For much of my life, I felt like I was carrying far more internally than anyone could see.
Outwardly, I was doing well, managing roles, responsibilities, and relationships. Inwardly, at times, I felt overwhelmed and reactive, unsure why certain moments felt so much harder than they “should.”
Like many, I learned things the hard way. I began to understand my inner world through lived experience and reflection, often times without a clear roadmap or process.
What became clear over time is this:
Parenting and co-parenting are not isolated roles.
How we show up with our children is shaped by our history, our conditioning, our relationships, and the state of our nervous system. A tense exchange with a partner or co-parent, an old family dynamic, or an unspoken expectation doesn’t stay neatly contained. It lives in the body, and it comes with us into our parenting.

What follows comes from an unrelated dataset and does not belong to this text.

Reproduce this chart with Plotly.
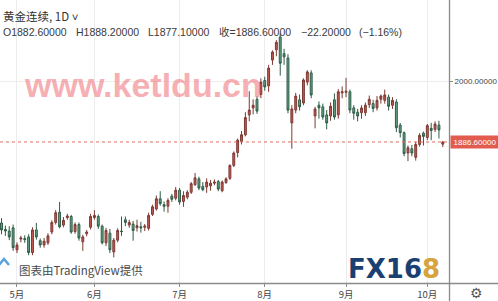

The Parent Garden grew from this lived understanding.
Rather than focusing on fixing children or striving to “get it right,” this work begins by supporting the inner world of the parent. When parents develop greater clarity, steadiness, and self-trust, something shifts. Not through force or effort, but through awareness and regulation.
This journal is a space for reflection.
A place to slow things down, name what often goes unspoken, and explore parenting and co-parenting through a nervous-system-led, trauma-informed lens.
You don’t need to be in crisis to be here.
You don’t need to have it all figured out.
This is simply a place to tend the roots, knowing that when the parent is supported, the child can bloom.